Almost entirely smothered by a green tarpaulin, what was left of the Police Scotland helicopter which caused one of the worst British aviation disasters of recent times was slowly removed from the roof of Glasgow's Clutha bar and gingerly lowered to the street.
The wreckage was put on to a low loader lorry and quietly driven away to the Air Accident Investigation Branch (AAIB) base in Farnborough, Hampshire, for further inspection.
As what was left of the mangled Eurocopter EC 135 headed south, it was confirmed that the bodies of all nine of those known to have died in the crash had also been removed from the devastation.
As the ninth and last person to have died in the Glasgow helicopter disaster was recovered, the remains were escorted from the site though an informal guard of honour.
Firefighters, ambulance staff and police officers stood at both sides of the road and saluted as two private ambulances passed by.
The Clutha's owner Alan Crossan made an emotional tribute to the emergency services, to the brave customers who risked their lives to save others on that fateful night, and to the hundreds of people who have been in touch to offer help since the tragedy.
He was not at the pub at the time of the crash because he was recovering at home from a heart attack.
Two police officers and a civilian pilot who were in the aircraft died along with six people who were enjoying a night out at The Clutha in the heart of the city on Friday night.
Emergency services were making a final search of the debris inside the Clutha yesterday to make sure no more bodies were buried there.
David Goodhew, the Scottish fire and rescue service operation commander, the operation had been "very moving and very tragic" for the emergency service workers involved. "It has been a very, very stressful situation," he said
As bodies were taken away, two private ambulances and police motorcycle outriders left the site past a small village of white temporary tents used by the emergency services and AAIB experts, and through two ranks of uniformed firefighters, police officers and ambulance crew flanking the road.
A minute's silence was held in Glasgow's George Square at 6pm to mark the tragedy.
Families who were visiting the Christmas fair in the square, stopped to remember those who died, and rides and ice skating were halted while the silence was observed. A message on the big screen in the square said: "We continue to remember all of those affected by the tragedy at the Clutha bar."
Philip Tartaglia, the Archbishop of Glasgow, visited the crash site and said: "I can't imagine what it has been like.
"All we can do is offer our prayers for those affected.
"This is my end of town and I'm so gratified that so many Glaswegians showed the real spirit of Glasgow - that gives you real hope for the future."

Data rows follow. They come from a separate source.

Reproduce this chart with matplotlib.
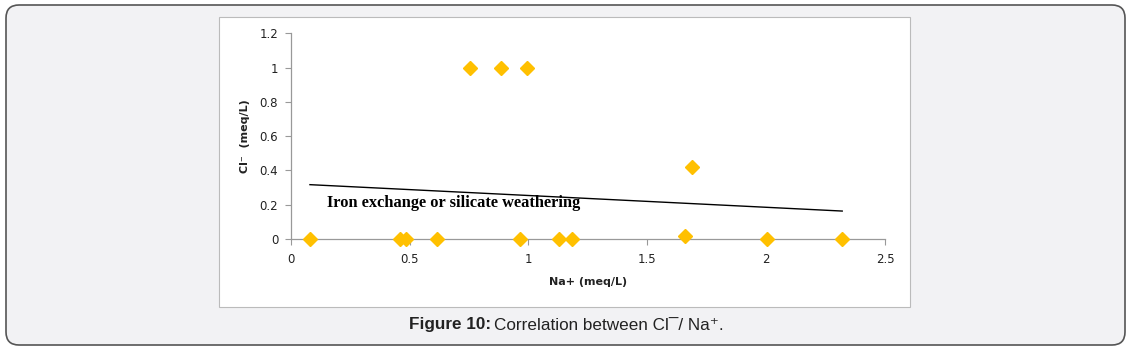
import matplotlib.pyplot as plt
from matplotlib.patches import FancyBboxPatch, Rectangle

# --- data ---
na = [0.081, 0.458, 0.486, 0.615, 0.964, 1.129, 1.182, 1.657, 2.005, 2.32,
      0.756, 0.884, 0.992, 1.689]
cl = [0, 0, 0, 0, 0, 0, 0, 0.02, 0, 0,
      1, 1, 1, 0.42]
line_x = [0.081, 2.32]
line_y = [0.317, 0.163]
x_ticks = [0, 0.5, 1, 1.5, 2, 2.5]
x_tick_labels = ['0', '0.5', '1', '1.5', '2', '2.5']
y_ticks = [0, 0.2, 0.4, 0.6, 0.8, 1, 1.2]
y_tick_labels = ['0', '0.2', '0.4', '0.6', '0.8', '1', '1.2']

W, H = 1132, 350
fig = plt.figure(figsize=(W / 100, H / 100), dpi=100)
fig.patch.set_facecolor('white')

# background axes in pixel units for the frame and panel
bg = fig.add_axes([0, 0, 1, 1], zorder=-1)
bg.set_xlim(0, W)
bg.set_ylim(H, 0)
bg.axis('off')
bg.add_patch(FancyBboxPatch((6, 5), 1119, 340,
                            boxstyle='round,pad=0,rounding_size=13',
                            facecolor='#f2f2f4', edgecolor='#555555',
                            linewidth=1.2))
bg.add_patch(Rectangle((219, 17), 691, 290, facecolor='white',
                       edgecolor='#bbbbbb', linewidth=0.8))

ax = fig.add_axes([290.7 / W, 1 - 239 / H, 594.3 / W, 205.7 / H])
ax.set_facecolor('none')
ax.plot(line_x, line_y, color='black', linewidth=1.0)
ax.plot(na, cl, linestyle='none', marker='D', markersize=7.5,
        color='#ffc000', markeredgecolor='#ffc000', clip_on=False, zorder=3)

ax.set_xlim(0, 2.5)
ax.set_ylim(0, 1.2)
ax.set_xticks(x_ticks)
ax.set_xticklabels(x_tick_labels)
ax.set_yticks(y_ticks)
ax.set_yticklabels(y_tick_labels)
for s in ['top', 'right']:
    ax.spines[s].set_visible(False)
for s in ['left', 'bottom']:
    ax.spines[s].set_color('#999999')
    ax.spines[s].set_linewidth(0.9)
ax.tick_params(axis='both', direction='out', length=4, color='#999999',
               labelsize=8.5, labelcolor='#222222')
ax.tick_params(axis='x', pad=6)
ax.tick_params(axis='y', pad=5)

ax.set_xlabel('Na+ (meq/L)', fontsize=8, fontweight='bold', labelpad=8,
              color='#222222')
ax.set_ylabel('Cl\u207b  (meq/L)', fontsize=8, fontweight='bold', labelpad=7,
              color='#222222')

ax.text(0.686, 0.21, 'Iron exchange or silicate weathering',
        family='Liberation Serif', fontweight='bold', fontsize=11.8,
        ha='center', va='center')

# caption
fig.text(491 / W, 1 - 325 / H, 'Figure 10:', family='Liberation Sans',
         fontweight='bold', fontsize=12.3, ha='right', va='center',
         color='#222222')
fig.text(494 / W, 1 - 325 / H, 'Correlation between Cl\u00af/ Na\u207a.',
         family=['Liberation Sans', 'DejaVu Sans'], fontsize=12.3,
         ha='left', va='center', color='#222222')

fig.savefig('out.png', dpi=100)
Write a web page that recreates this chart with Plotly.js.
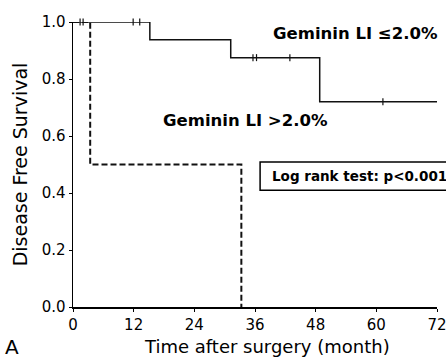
<!DOCTYPE html>
<html><head><meta charset="utf-8">
<script src="https://cdn.plot.ly/plotly-3.0.1.min.js"></script>
<style>body{margin:0;background:#fff}</style>
</head><body>
<div id="chart" style="width:446px;height:359px"></div>
<script>
// Kaplan-Meier: Geminin LI <=2.0%
const lowTime = [0, 15.2, 31.2, 48.8, 72];
const lowSurv = [1.0, 0.9375, 0.875, 0.72, 0.72];
const lowCensorTime = [1.4, 2.0, 11.9, 13.2, 35.6, 36.3, 42.9, 61.3];
const lowCensorSurv = [1.0, 1.0, 1.0, 1.0, 0.875, 0.875, 0.875, 0.72];
// Kaplan-Meier: Geminin LI >2.0%
const highTime = [0, 3.4, 33.3, 33.3];
const highSurv = [1.0, 0.5, 0.5, 0.0];
const xTicks = [0, 12, 24, 36, 48, 60, 72];
const yTicks = [0, 0.2, 0.4, 0.6, 0.8, 1.0];
const yTickText = ['0.0', '0.2', '0.4', '0.6', '0.8', '1.0'];

const F = 'DejaVu Sans, sans-serif';
const traces = [
  {x: highTime, y: highSurv, mode: 'lines', line: {shape: 'hv', color: '#111', width: 2, dash: '6px,3px'}, cliponaxis: false},
  {x: lowTime, y: lowSurv, mode: 'lines', line: {shape: 'hv', color: '#111', width: 1.5}, cliponaxis: false},
  {x: lowCensorTime, y: lowCensorSurv, mode: 'markers', marker: {symbol: 'line-ns', size: 5, line: {color: '#111', width: 1.2}}, cliponaxis: false}
];
const layout = {
  width: 446, height: 359, showlegend: false,
  margin: {l: 73, r: 9, t: 22, b: 52},
  paper_bgcolor: '#fff', plot_bgcolor: '#fff',
  font: {family: F, color: '#000'},
  xaxis: {range: [0, 72], tickvals: xTicks, ticktext: xTicks.map(String), showgrid: false, zeroline: false,
    showline: true, linecolor: '#000', linewidth: 1.5, ticks: 'outside', ticklen: 3, tickcolor: '#000',
    tickfont: {size: 15, family: F}, ticklabeloverflow: 'allow'},
  yaxis: {range: [0, 1], tickvals: yTicks, ticktext: yTickText, showgrid: false, zeroline: false,
    showline: true, linecolor: '#000', linewidth: 1.5, ticks: 'outside', ticklen: 3, tickcolor: '#000',
    tickfont: {size: 15, family: F}, ticklabeloverflow: 'allow'},
  shapes: [
    {type: 'rect', xref: 'paper', yref: 'paper', x0: 0.514, x1: 1.2, y0: 0.41, y1: 0.509, line: {color: '#000', width: 1.5}}
  ],
  annotations: [
    {text: 'Geminin LI ≤2.0%', xref: 'paper', yref: 'paper', x: 0.543, y: 0.961, xanchor: 'left', yanchor: 'middle', showarrow: false, font: {size: 16.5, family: F, weight: 'bold'}},
    {text: 'Geminin LI >2.0%', xref: 'paper', yref: 'paper', x: 0.242, y: 0.653, xanchor: 'left', yanchor: 'middle', showarrow: false, font: {size: 16.5, family: F, weight: 'bold'}},
    {text: 'Log rank test: p<0.001', xref: 'paper', yref: 'paper', x: 0.54, y: 0.46, xanchor: 'left', yanchor: 'middle', showarrow: false, font: {size: 13.5, family: F, weight: 'bold'}},
    {text: 'Disease Free Survival', xref: 'paper', yref: 'paper', x: -0.146, y: 0.5, textangle: -90, xanchor: 'center', yanchor: 'middle', showarrow: false, font: {size: 19, family: F}},
    {text: 'Time after surgery (month)', xref: 'paper', yref: 'paper', x: 0.532, y: -0.137, xanchor: 'center', yanchor: 'middle', showarrow: false, font: {size: 18, family: F}},
    {text: 'A', xref: 'paper', yref: 'paper', x: -0.168, y: -0.14, xanchor: 'center', yanchor: 'middle', showarrow: false, font: {size: 20, family: F}}
  ]
};
Plotly.newPlot('chart', traces, layout, {staticPlot: true});
</script>
</body></html>
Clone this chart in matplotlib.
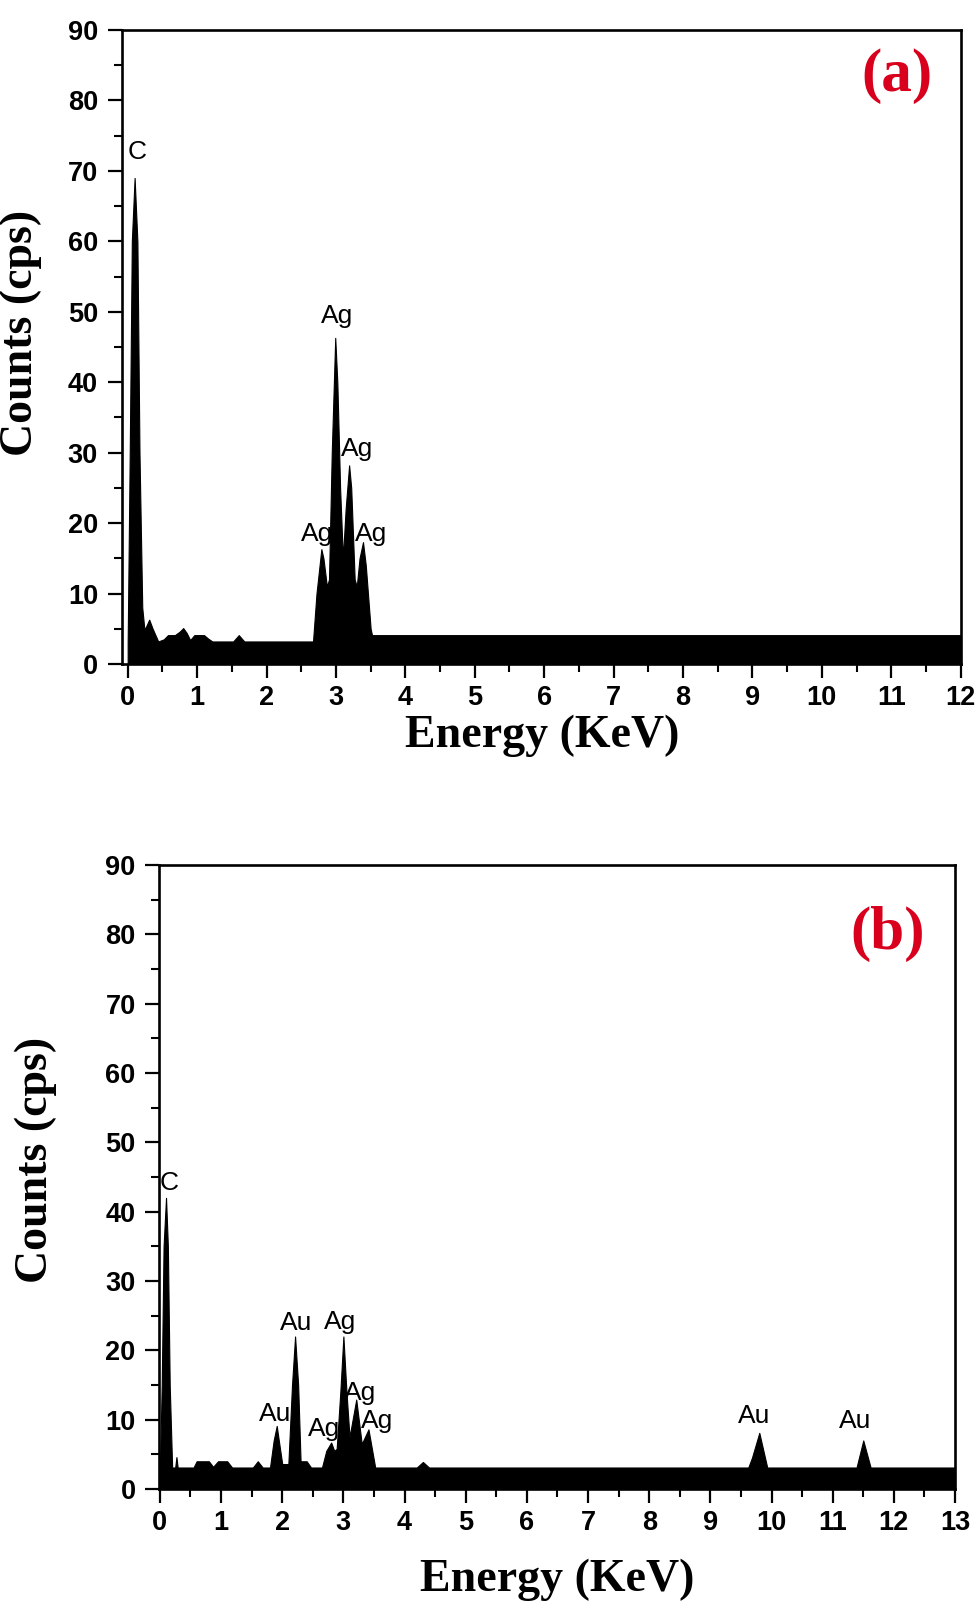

Celtic manager Neil Lennon added a wreath to the hundreds of floral tributes placed at the site of the crash.
Chloe Arthur, the teenage daughter of Paisley victim Gary Arthur, 48, is a Celtic and Scottish women's footballer.
Lennon said: "It's very difficult for me to find the right words at this time for (the victims and families) but, on behalf of myself and the club and the Celtic support, we're all thinking of you and you're very much in our thoughts and prayers at this time."
Scottish Secretary Alistair Carmichael paid tribute to the courage and character of the people of Glasgow and signed a book of condolence at the council's headquarters.
Meanwhile, relatives have told of their frustration over at the time it has taken to recover their love ones.
John McGarrigle, whose father, also John, is thought to be among the dead, said: "What about the dignity for the human beings underneath that police helicopter?
"If they've got one out, they can get the rest out."
Relatives of missing Mark O'Prey said they believe that the recovery of the helicopter took precedence over the removal of bodies.
His sister said: "We just need to know. It's too long now, really."
Scottish Fire and Rescue Service assistant chief officer David Goodhew said rescuers had been working in very confined spaces with the danger of potential further collapse in order to find bodies and remove the helicopter.
He said: "Crews have been tunnelling underneath the helicopter to try to find further casualties and remove those where necessary.
Once the wreckage was removed, crews were immediately put back into the building to complete their search, which took under two hours.
Deputy First Minister Nicola Sturgeon said crews have been working as quickly and safely as possible and that she understands the "frustration and the anguish" of people who are waiting for news.
She visited Scottish Ambulance Service staff in Springburn, Glasgow, to thank them for their response to the crash.
She said: "It is appropriate again to say how much all of us are thinking of those who have been bereaved.
"It is not possible to imagine the grief and the anguish that they are suffering.
"I hope it is of comfort to them that they know that the thoughts not just of the people across Glasgow but people across the country are with them."